Сумрак полночи мартовской серый.
Что за ним — за рассветной чертой —
Просто день или целая эра
Заступает уже на постой?
В этой афористически отточенной лирической миниатюре уже в первой строфе, где говорится, казалось бы, всего лишь о конце обычного мартовского дня, возникает чувство простора, масштабности бытия. Это и не удивительно — поэту достаточно лишь нескольких «мазков», чтобы в предельно лаконичной картине ночного города нам вдруг открылся полный символической глубины образ всей жизни человека, суть которой в конечном счете сводится именно к этому — к непрестанной деятельности (даже ночью — «неполный покой»), отмеренной праздниками и похоронами. Нельзя, конечно, не заметить и того, что намек на «вечер жизни» оказывается одним из подтекстов этого многозначного образа.
Зоркость души, позволившая поэту увидеть в сегодняшнем дне воплощение всей жизни человеческой, побуждает его заглянуть в завтра, за «рассветную черту» — и разглядеть там не просто новый день, а «целую эру» — безграничные просторы исторического будущего народа. И опять, как и в первой строфе, впечатляет необычайная точность, простота и емкость поэтического слова Твардовского. Обратим внимание — новая эра у него не просто настает или приходит, а «заступает на постой». Здесь и уход от ненужной патетики, и мысль о бесконечности, непрекращаемости исторического развития, затаившаяся в самом слове «постой», заключающем в себе идею временности и говорящем о том, что вслед за этой эрой «на постой» заступит другая, и так будет всегда.
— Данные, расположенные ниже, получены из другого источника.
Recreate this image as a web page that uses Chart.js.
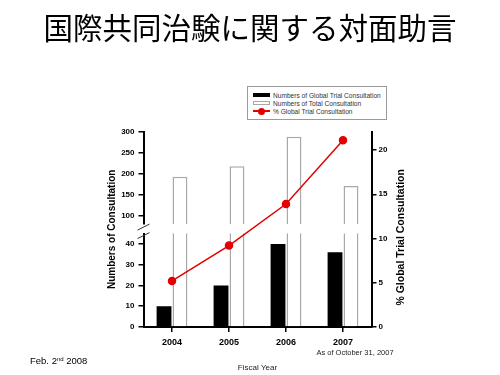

Так неразделимое единство мира и человека, обогащающее интимнейшее движение души лирического героя, раздвигает границы сегодняшнего, сообщает лирической картине, не нарушая ее родовой природы, подлинно эпическую масштабность.
В 1960-1970-е годы процесс дальнейшего движения лирики к человеку, утверждения личности как основы поэтического мира получил дальнейшее развитие, не проявляясь уже отдельными чертами, а обретая отчетливые контуры значительной тенденции развития нашей поэзии. Причем следование этой тенденции не означает принадлежности к какому-либо определенному направлению в лирике. По этому пути шли и идут поэты разных поколений и разных творческих почерков.
Правда, в начале 1960-х годов выделился ряд поэтов, избравших этот путь и объединенных с легкой руки критики под лозунгом «тихой лирики». Лозунг этот был весьма сомнителен, так как, во-первых, не выражал сути явления и, кроме того, объединял совершенно разные, порою далекие друг другу поэтические индивидуальности. Действительно, дальнейшее развитие поэзии ясно показало, насколько несхожи, скажем, Н.Рубцов и В.Соколов, А.Жигулин и Н.Тряпкин, С.Куняев и А.Передреев. Что же касается самого термина «тихая лирика», то в нем была схвачена в основном внешняя сторона явления — медитативность, стремление к «прозрачным размерам, обычным словам» (В.Соколов), тяга к классическому русскому стиху.
Сутью же, общей для всех этих поэтов, было нечто иное. Вот стихотворение Анатолия Жигулина «В полете», не принадлежащее к его лучшим вещам, но очень характерное. Герой сидит в самолете, но его не трогает головокружительная высота и скорость полета. Внимание его и здесь притягивает земля, «зеленоватая / И немножко пестрая, / С рыжими крапинками — / Совсем, как твои глаза, / Если смотреть в них / Близко-близко». Вот это «близко-близко» и есть, видимо, самое важное, что объединяет Жигулина с его творческими союзниками — и отдаляет от таких поэтов, как, например, Вознесенский, который в подобной же ситуации оказывается поглощен именно самим полетом, с высоты которого он остро ощущает, как далеко внизу земля, где «ночной папироской летят телецентры», где «бежит паровозик, как будто сдвигают застежку на молнии». Ведь если автор «Лонжюмо» (откуда взяты эти строки) не только воссоздает, но и меткими сравнениями подчеркивает громадность расстояния, отделяющего человека от мира, то для Жигулина «расстояние не помеха», человек и мир у него слиты воедино, причем мир становится здесь органичной частью внутренней жизни лирического героя, живет по ее измерениям.